Before you pat them on the back for their great sense of responsibility to the government, let us examine their incentive and who bore the real cost. The reason existing shareholders' stakes were diluted by these hurried equity offerings could be attributed to corporate executives' intent to once again collect the bonuses they had grown accustomed to over the years. You see, just before these slick maneuvers occurred, the government decided no TARP baby could pay bonuses to their executives. So, the entire nursery made a break for it.
I think you can see why I am not in perfect opposition to the President in this case, but I will explain now why I disagree with this method of engagement. Free market capitalism works best when the game is played fairly. When one team cheats, it does not improve the game if the other does as well. In other words, two wrongs do not make a right. We should not impose surprise taxes on the shareholders of these firms. What we should have done is taken equity stakes in the firms, enough to ensure bonuses would not be paid out. Casting a broad net is unfairly catching goldfish along with the sharks.
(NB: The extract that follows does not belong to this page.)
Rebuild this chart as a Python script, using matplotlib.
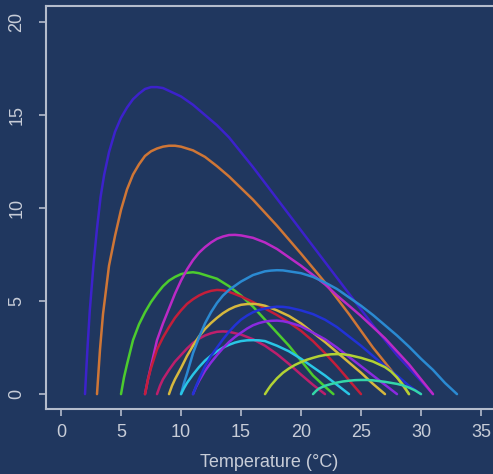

Firms have been discriminately selected based on their size alone, and some of these organizations were forced to take part in TARP while others did not have as dirty hands as those we seek to punish.
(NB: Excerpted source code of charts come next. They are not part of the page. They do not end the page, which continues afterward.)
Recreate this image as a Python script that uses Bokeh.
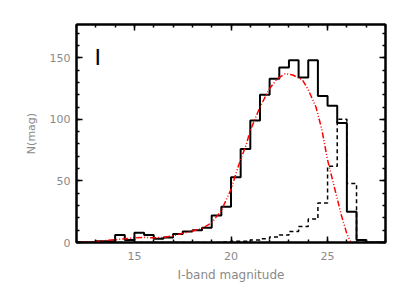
from bokeh.plotting import figure
from bokeh.models import LinearAxis, SingleIntervalTicker, Range1d, CustomJSTickFormatter
from bokeh.embed import file_html
from bokeh.resources import INLINE
from bokeh.core.properties import value

# histogram bins (left edges, 0.5 mag wide) and counts
bin_left = [12.0, 12.5, 13.0, 13.5, 14.0, 14.5, 15.0, 15.5, 16.0, 16.5, 17.0, 17.5,
            18.0, 18.5, 19.0, 19.5, 20.0, 20.5, 21.0, 21.5, 22.0, 22.5, 23.0, 23.5,
            24.0, 24.5, 25.0, 25.5, 26.0, 26.5, 27.0, 27.5]
bin_right_end = 28.0
n_total = [0, 0, 1, 1, 6, 2, 8, 6, 3, 4, 7, 9,
           10, 12, 22, 29, 53, 76, 99, 120, 133, 142, 148, 134,
           148, 119, 111, 97, 25, 2, 0, 0]
n_dashed = [0, 0, 0, 0, 0, 0, 0, 0, 0, 0, 0, 0,
            0, 0, 0, 0.5, 1, 1, 2, 3, 4.5, 6, 9, 13,
            19, 32, 62, 100, 48, 0, 0, 0]

# fitted curve
fit_mag = [12.2, 13.0, 14.0, 14.5, 15.0, 15.5, 16.0, 16.5, 17.0, 17.5, 18.0, 18.5,
           19.0, 19.5, 20.0, 20.4, 20.8, 21.0, 21.5, 22.0, 22.4, 22.8, 23.2, 23.7,
           24.0, 24.4, 24.7, 25.0, 25.35, 25.7, 26.0, 26.2]
fit_n = [0, 0.8, 2.3, 3.0, 3.8, 4.2, 3.8, 4.2, 5.5, 7.4, 9.3, 11.5,
         16, 26, 43, 63, 80, 91, 110, 125, 133, 137, 136, 132,
         124, 110, 92, 67, 45, 23, 7, 0.5]

x_label = "I-band magnitude"
y_label = "N(mag)"
panel_label = "I"

p = figure(frame_width=309, frame_height=218,
           min_border_left=76, min_border_top=24, min_border_right=10, min_border_bottom=44,
           x_range=Range1d(12, 28), y_range=Range1d(0, 177),
           output_backend="svg", toolbar_location=None,
           x_axis_label=x_label, y_axis_label=y_label)

p.xgrid.visible = False
p.ygrid.visible = False
p.background_fill_color = "white"
p.border_fill_color = "white"
p.outline_line_color = "black"
p.outline_line_width = 2

blank = CustomJSTickFormatter(code="return '';")
p.add_layout(LinearAxis(formatter=blank), "above")
p.add_layout(LinearAxis(formatter=blank), "right")

label_color = "#8a8a8a"
for ax in p.xaxis:
    ax.ticker = SingleIntervalTicker(interval=5, num_minor_ticks=5)
for ax in p.yaxis:
    ax.ticker = SingleIntervalTicker(interval=50, num_minor_ticks=5)
for ax in p.xaxis + p.yaxis:
    ax.axis_line_color = "black"
    ax.axis_line_width = 2
    ax.major_tick_in = 6
    ax.major_tick_out = 0
    ax.minor_tick_in = 3
    ax.minor_tick_out = 0
    ax.major_tick_line_width = 1.5
    ax.minor_tick_line_width = 1.5
    ax.major_tick_line_color = "black"
    ax.minor_tick_line_color = "black"
    ax.major_label_text_font = "DejaVu Sans"
    ax.major_label_text_font_size = "11px"
    ax.major_label_text_color = label_color
    ax.axis_label_text_font = "DejaVu Sans"
    ax.axis_label_text_font_size = "12px"
    ax.axis_label_text_font_style = "normal"
    ax.axis_label_text_color = label_color

p.xaxis[1].major_label_standoff = 9
p.xaxis[1].axis_label_standoff = 5
p.yaxis[0].major_label_standoff = 6
p.yaxis[0].axis_label_standoff = 9
p.yaxis[0].axis_label_text_font_size = "11px"
p.xaxis[0].major_label_standoff = 0
p.yaxis[1].major_label_standoff = 0

xs = bin_left + [bin_right_end]
p.step(xs, n_dashed + [n_dashed[-1]], mode="after", line_color="black",
       line_width=1.5, line_dash="4 3")
p.step(xs, n_total + [n_total[-1]], mode="after", line_color="black", line_width=2)
p.line(fit_mag, fit_n, line_color="red", line_width=1.5, line_dash="6 2 1 2 1 2")

p.text(x=[13.1], y=[150], text=[panel_label], text_font=value("DejaVu Sans"),
       text_font_size="22px", text_color="black", text_align="center",
       text_baseline="alphabetic")

open("out.html", "w").write(file_html(p, INLINE))
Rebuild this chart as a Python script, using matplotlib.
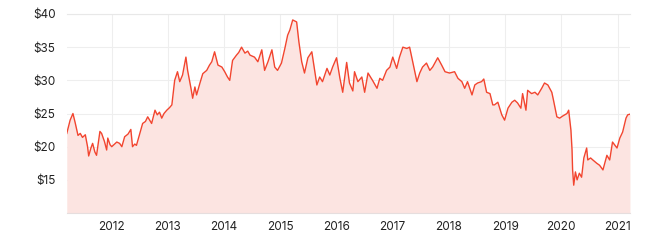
import numpy as np
import matplotlib
matplotlib.use("Agg")
import matplotlib.pyplot as plt

# share price (fractional year, USD)
dates = [
    2011.20, 2011.26, 2011.31, 2011.35, 2011.40, 2011.44, 2011.48, 2011.53, 2011.57, 2011.59,
    2011.63, 2011.66, 2011.70, 2011.73, 2011.79, 2011.82, 2011.87, 2011.91, 2011.93, 2011.97,
    2012.00, 2012.05, 2012.09, 2012.14, 2012.18, 2012.23, 2012.29, 2012.34, 2012.37, 2012.41, 2012.44,
    2012.50, 2012.55, 2012.60, 2012.64, 2012.71, 2012.77, 2012.81, 2012.85, 2012.89, 2012.93, 2012.98,
    2013.03, 2013.07, 2013.09, 2013.12, 2013.17, 2013.21, 2013.26, 2013.32, 2013.35, 2013.41, 2013.44,
    2013.48, 2013.51, 2013.57, 2013.62, 2013.69, 2013.74, 2013.78, 2013.83, 2013.89, 2013.96,
    2014.01, 2014.06, 2014.10, 2014.15, 2014.22, 2014.26, 2014.31, 2014.37, 2014.42,
    2014.46, 2014.54, 2014.60, 2014.67, 2014.72, 2014.78, 2014.85, 2014.90, 2014.95,
    2015.02, 2015.08, 2015.13, 2015.17, 2015.22, 2015.29, 2015.33, 2015.38, 2015.43,
    2015.49, 2015.56, 2015.59, 2015.65, 2015.70, 2015.75, 2015.83, 2015.88, 2015.93,
    2016.00, 2016.06, 2016.11, 2016.18, 2016.23, 2016.29, 2016.32, 2016.38, 2016.45,
    2016.50, 2016.56, 2016.64, 2016.72, 2016.77, 2016.82, 2016.89, 2016.95,
    2017.00, 2017.07, 2017.12, 2017.18, 2017.25, 2017.30, 2017.36, 2017.43,
    2017.48, 2017.53, 2017.60, 2017.66, 2017.71, 2017.80, 2017.87, 2017.93,
    2018.01, 2018.10, 2018.16, 2018.23, 2018.28, 2018.33, 2018.41, 2018.46, 2018.51,
    2018.58, 2018.62, 2018.67, 2018.73, 2018.78, 2018.81, 2018.87, 2018.94, 2018.99,
    2019.05, 2019.12, 2019.17, 2019.22, 2019.28, 2019.31, 2019.37, 2019.40, 2019.47,
    2019.53, 2019.58, 2019.65, 2019.70, 2019.76, 2019.83, 2019.86, 2019.92, 2019.97,
    2020.02, 2020.10, 2020.13, 2020.17, 2020.19, 2020.20, 2020.22, 2020.25, 2020.28, 2020.32, 2020.36, 2020.40,
    2020.45, 2020.47, 2020.52, 2020.56, 2020.63, 2020.68, 2020.74, 2020.81, 2020.86, 2020.91, 2020.99,
    2021.04, 2021.09, 2021.15, 2021.18, 2021.22,
]
prices = [
    22.0, 24.0, 25.0, 23.6, 21.7, 22.0, 21.4, 21.8, 20.0, 18.6,
    19.8, 20.5, 19.2, 18.7, 22.3, 22.0, 20.8, 19.5, 21.3, 20.3,
    20.0, 20.4, 20.7, 20.5, 20.0, 21.5, 21.9, 22.6, 20.0, 20.4, 20.2,
    22.0, 23.5, 23.8, 24.5, 23.5, 25.5, 24.8, 25.2, 24.3, 25.0, 25.5,
    25.9, 26.3, 27.8, 30.0, 31.3, 29.8, 30.8, 33.5, 31.5, 28.8, 27.3,
    29.0, 27.8, 29.6, 31.0, 31.5, 32.3, 32.8, 34.3, 32.3, 32.0,
    31.3, 30.5, 30.0, 33.0, 33.8, 34.2, 35.0, 34.1, 34.4,
    33.8, 33.5, 32.8, 34.6, 31.5, 32.8, 34.6, 32.0, 31.5,
    32.6, 34.8, 36.8, 37.6, 39.1, 38.8, 35.8, 32.8, 31.1,
    33.4, 34.3, 32.6, 29.3, 30.5, 29.8, 31.8, 30.8, 32.0,
    33.4, 30.3, 28.2, 32.7, 29.6, 28.4, 31.3, 29.8, 30.5,
    28.2, 31.1, 30.0, 28.8, 30.3, 30.0, 31.5, 32.0,
    33.5, 31.8, 33.5, 35.0, 34.8, 35.0, 32.6, 29.8,
    31.1, 32.0, 32.6, 31.5, 32.0, 33.4, 32.3, 31.3,
    31.1, 31.3, 30.3, 29.8, 28.8, 29.8, 27.8, 29.3, 29.6,
    29.8, 30.2, 28.2, 28.0, 26.3, 26.3, 26.7, 24.8, 24.0,
    25.8, 26.7, 27.0, 26.6, 25.8, 28.0, 25.5, 28.5, 28.0,
    28.2, 27.8, 28.8, 29.6, 29.3, 28.2, 27.0, 24.5, 24.3,
    24.6, 25.0, 25.5, 22.5, 19.5, 16.5, 14.2, 16.2, 15.0, 16.0, 15.4, 18.3,
    19.8, 18.0, 18.3, 18.0, 17.5, 17.2, 16.5, 18.7, 18.0, 20.7, 19.8,
    21.3, 22.2, 24.3, 24.8, 24.9,
]
year_ticks = list(range(2012, 2022))
price_ticks = [15, 20, 25, 30, 35, 40]

plt.rcParams["font.family"] = ["Inter", "DejaVu Sans"]
fig = plt.figure(figsize=(6.61, 2.41), dpi=100)
ax = fig.add_axes([0.101, 0.116, 0.852, 0.826])

ax.fill_between(dates, prices, 10, color="#fce4e1", lw=0)
ax.plot(dates, prices, color="#f2452f", lw=1.0)

ax.set_xlim(dates[0], dates[-1])
ax.set_ylim(10, 40)
ax.set_xticks(year_ticks)
ax.set_xticklabels([str(y) for y in year_ticks])
ax.set_yticks(price_ticks)
ax.set_yticklabels([f"${p}" for p in price_ticks])
ax.tick_params(length=0, labelsize=8.5, colors="#222222")
ax.tick_params(axis="x", pad=6)
ax.tick_params(axis="y", pad=8)
ax.grid(color="#eeeeee", lw=0.8)
ax.set_axisbelow(True)
for s in ["left", "right"]:
    ax.spines[s].set_visible(False)
ax.spines["top"].set_color("#e8e8e8")
ax.spines["bottom"].set_color("#e6dede")

fig.savefig("out.png", dpi=100)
Maybe though, it takes some naivete' to get great things done, and perhaps this is just the cost we bear for it. It is possible that shareholders might punish their corporate leadership and improve corporate governance as a result of this bill, should it pass into law. What our government should really be seeking to do, is to change the way corporate executive compensation is determined. If Americans disagree with the amount of compensation executives make, than the system of determination must be flawed. Otherwise, why do the shareholders of these firms, which are inclusive of Americans, continue to elect and agree to such payments?
The destructive effect of this Presidential proposal is to raise uncertainty around this government. In the eyes of the investment community, it is now unpredictable. Investors and corporate America will worry that the government makes rules up as it goes along, and therefore cannot be trusted. The stock market is a great judge of value, and though it was slow to catch on to the agenda this time, as the President announced another action this week to go along with his new tax, stocks rediscovered volatility. I am sure the Administration does not seek to do more harm than good, but this action is poised to, in my view.
"It is also in reality the integrity of our government and financial markets that we place in peril."
Political will has shown itself to be soft through this economic crisis, and so I anticipate our elected leaders will cave like jellyfish to populist sentiment that stands strongly against the proverbial “Wall Street;” though it is in reality 50 big banks we speak of. It is also in reality the integrity of our government and financial markets that we place in peril.
Bloomberg took a survey of its subscribers that showed 77% of investors and analysts view the President as anti-business, which may perhaps be a side effect the Democrats had not anticipated. Still, investors and analysts do not comprise the entirety of the nation, as 52% of Americans said Obama struck the right balance.
The idealist in me doubts a bill like this could pass through Congress, but the realist, who knows what short length political will extends, worries it might. The only hope for honest capitalism to remain unmolested now is if the Democrats only seek to use this initiative as a bargaining chip, to be traded later for another legislative gain. We must not allow this proposal to become law, not for the sake of "responsibility," but for the sake of the integrity of our capitalism.